后花园自有它的特征,这特征已然说明着后花园意象可能具有的意蕴,然而,一部作品的意蕴包括其中所营造的体现作者主要写作思考的文学意象的意蕴形成,不仅在于读者对于文本已有描叙所给予的表现的理解和体会,而且更在于在对文本内部各部分内容关系进行梳理把握之时,读者有意识地将这种关系扩展到作者整体的写作和生活并及其所置身的时代的广大背景之上,于多样新关系的建构之中所进行的积极而又个性化的解读。记忆本身的内容,小说文本结构所给予的特殊要求,加之作者现实生活内容在文本中的隐匿存在,“语境产生意义”,“关系产生意义”,也许只有在这样的广泛连接之中,我们才能体会一位萧红研究者所说的话:“1940年,萧红在经历了战乱中的颠沛流离,遭受了感情生活的重创之后,从内地来到了香港,直到1942年2月病逝于香港。在香港的最后岁月里,虽然萧红离开了战乱中的中国内地,远离了家乡父老,但她对祖国、对人民对故乡的感情却更为深沉浓郁,这一时期成为她乡土文学创作的又一个丰收期……从这些萧红在生命最后岁月里发表的文字中,我们可以清楚地看到她对故乡人民的满腔痴情和挚爱。不管在任何情况下,最使她难以割舍的就是这种深入骨髓的故乡情,民族情,她在漂泊流离岁月里写下的众多乡土作品就是她心系故园的有力证明。

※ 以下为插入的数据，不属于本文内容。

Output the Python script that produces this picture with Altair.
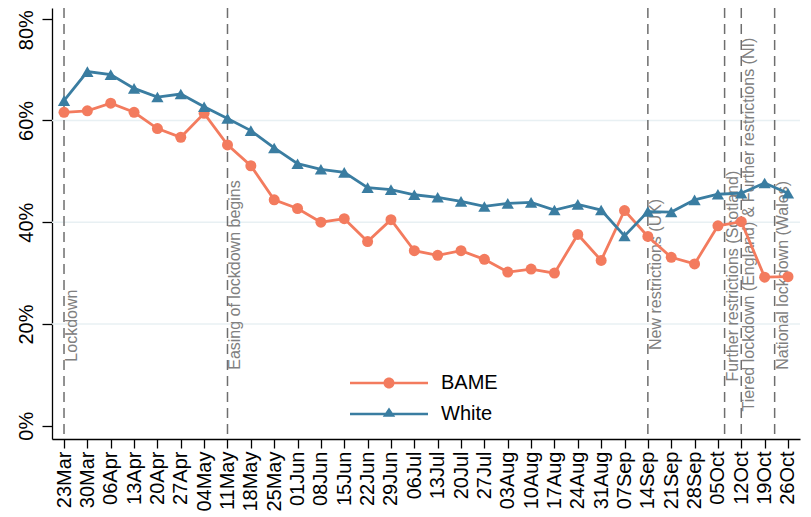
import altair as alt
import pandas as pd

weeks = ["23Mar", "30Mar", "06Apr", "13Apr", "20Apr", "27Apr", "04May", "11May",
         "18May", "25May", "01Jun", "08Jun", "15Jun", "22Jun", "29Jun", "06Jul",
         "13Jul", "20Jul", "27Jul", "03Aug", "10Aug", "17Aug", "24Aug", "31Aug",
         "07Sep", "14Sep", "21Sep", "28Sep", "05Oct", "12Oct", "19Oct", "26Oct"]
bame = [61.6, 61.9, 63.4, 61.6, 58.4, 56.7, 61.4, 55.2, 51.1, 44.4, 42.7, 40.0,
        40.7, 36.2, 40.5, 34.4, 33.5, 34.4, 32.7, 30.2, 30.8, 30.0, 37.6, 32.5,
        42.3, 37.2, 33.1, 31.8, 39.3, 40.1, 29.2, 29.3]
white = [63.9, 69.6, 69.0, 66.3, 64.6, 65.2, 62.7, 60.4, 58.0, 54.6, 51.5, 50.4,
         49.8, 46.8, 46.4, 45.4, 44.9, 44.1, 43.1, 43.7, 43.9, 42.4, 43.5, 42.4,
         37.3, 42.1, 42.0, 44.4, 45.5, 45.7, 47.7, 45.7]
groups = ["BAME", "White"]
event_dates = ["2020-03-23", "2020-05-11", "2020-09-14", "2020-10-07", "2020-10-12", "2020-10-22"]
event_labels = ["Lockdown", "Easing of lockdown begins", "New restrictions (UK)",
                "Further restrictions (Scotland)",
                "Tiered lockdown (England) & Further restrictions (NI)",
                "National lockdown (Wales)"]
event_label_start = [12.6, 11.0, 14.9, 8.7, 2.8, 11.0]
grid_values = [20, 40, 60]
y_ticks = [0, 20, 40, 60, 80]

COL = {"BAME": "#F37B5E", "White": "#3A7DA1"}
FONT = "Liberation Sans"

start = pd.Timestamp(event_dates[0])
days = [7 * i for i in range(len(weeks))]
df = pd.DataFrame({"day": days * 2, "value": bame + white,
                   "group": ["BAME"] * len(bame) + ["White"] * len(white)})
ev = pd.DataFrame({"day": [(pd.Timestamp(d) - start).days for d in event_dates],
                   "label": event_labels, "ystart": event_label_start})
gr = pd.DataFrame({"v": grid_values})

label_arr = "[" + ",".join("'" + w + "'" for w in weeks) + "]"

xscale = alt.Scale(domain=[-3.6, 220.6], nice=False, zero=False)
yscale = alt.Scale(domain=[-2.6, 82.1], nice=False, zero=False)
xaxis = alt.Axis(values=days, labelExpr=label_arr + "[round(datum.value/7)]",
                 labelAngle=270, labelAlign="right", labelBaseline="middle",
                 labelFontSize=20, labelFont=FONT, labelColor="#000", labelPadding=3,
                 tickSize=9, tickColor="#000", tickWidth=1.3, domainColor="#000",
                 domainWidth=1.3, grid=False, labelFlush=False, labelOverlap=False, title=None)
yaxis = alt.Axis(values=y_ticks, labelExpr="datum.value + '%'", labelAngle=270,
                 labelAlign="center", labelBaseline="bottom", labelFontSize=20,
                 labelFont=FONT, labelColor="#000", labelPadding=6, tickSize=10,
                 labelOffset={"condition": {"test": "datum.value == 80", "value": 11}, "value": 0},
                 tickColor="#000", tickWidth=1.3, domainColor="#000", domainWidth=1.3,
                 grid=False, labelFlush=False, labelOverlap=False, title=None)


def X(f):
    return alt.X(f, type="quantitative", scale=xscale, axis=xaxis)


def Y(f):
    return alt.Y(f, type="quantitative", scale=yscale, axis=yaxis)


grid = alt.Chart(gr).mark_rule(color="#E8F0F3", strokeWidth=1.5).encode(y=Y("v"))
rules = alt.Chart(ev).mark_rule(color="#6E6E6E", strokeWidth=1.5, strokeDash=[10, 6]).encode(x=X("day"))
texts = alt.Chart(ev).mark_text(angle=270, align="left", baseline="top", fontSize=16,
                                font=FONT, color="#808080").encode(
    x=X("day"), y=Y("ystart"), text="label")

layers = [grid, rules, texts]
for g, shp, sz in [("BAME", "circle", 121), ("White", "triangle-up", 150)]:
    base = alt.Chart(df).transform_filter(alt.datum.group == g)
    layers.append(base.mark_line(color=COL[g], strokeWidth=2.8).encode(x=X("day"), y=Y("value")))
    layers.append(base.mark_point(filled=True, opacity=1, color=COL[g], shape=shp, size=sz)
                  .encode(x=X("day"), y=Y("value")))

# legend symbols: line segment with marker (units of 12 px, symbolSize 24^2)
bame_sym = ("M-3.25,-0.11H3.25V0.11H-3.25Z M0.46,0A0.46,0.46 0 1,1 -0.46,0"
            "A0.46,0.46 0 1,1 0.46,0Z")
white_sym = "M-3.25,-0.11H3.25V0.11H-3.25Z M0,-0.55L0.52,0.22L-0.52,0.22Z"
leg = alt.Legend(orient="none", legendX=298, legendY=363, title=None)
legend_layer = alt.Chart(df).transform_filter("datum.value < -1000").mark_point(
    filled=True, opacity=0).encode(
    x=X("day"), y=Y("value"),
    color=alt.Color("group:N", scale=alt.Scale(domain=groups, range=[COL[g] for g in groups]), legend=leg),
    shape=alt.Shape("group:N", scale=alt.Scale(domain=groups, range=[bame_sym, white_sym]), legend=leg),
)
layers.append(legend_layer)

chart = alt.layer(*layers).properties(
    width=748, height=431,
    autosize=alt.AutoSizeParams(type="none"),
    padding={"left": 44, "top": 0, "right": 3, "bottom": 75},
    background="white",
).configure_view(stroke=None).configure_legend(
    labelFontSize=20, labelFont=FONT, labelColor="#000", symbolSize=576,
    symbolStrokeWidth=0, symbolOpacity=1, symbolOffset=27, labelOffset=40,
    rowPadding=9, padding=0,
)

chart.save("out.html", embed_options={"renderer": "svg", "actions": False})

作为一个游子,她对故乡的眷恋和挚爱,对于中国广大下层人民生存方式的审视和思考,也都在这些乡土作品中得到了集中体现”[8]

[1] 萧红:《呼兰河传》,《萧红文集》,华夏出版社2000年版,第126页。

[2] 萧红:《给流亡异地的东北同胞书》,见肖凤编《萧红散文选集》,百花文艺出版社2004年版,第238页。

[3] 萧红:《呼兰河传》,《萧红文集》,华夏出版社2000年版,第151页。

[4] 同上书,第153页。

[5] 萧红:《呼兰河传》,《萧红文集》,华夏出版社2000年版,第156页。

[6] 钱理群:《对话与漫游——四十年代小说研读》,上海文艺出版社1999年版,第80页。

[7] 鲁迅:《萧红作〈生死场〉序》,见《鲁迅全集》(第6卷),人民文学出版社1981年版,第408页。

[8] 单元:《走进萧红世界》,湖北人民出版社2002年版,第16—17页。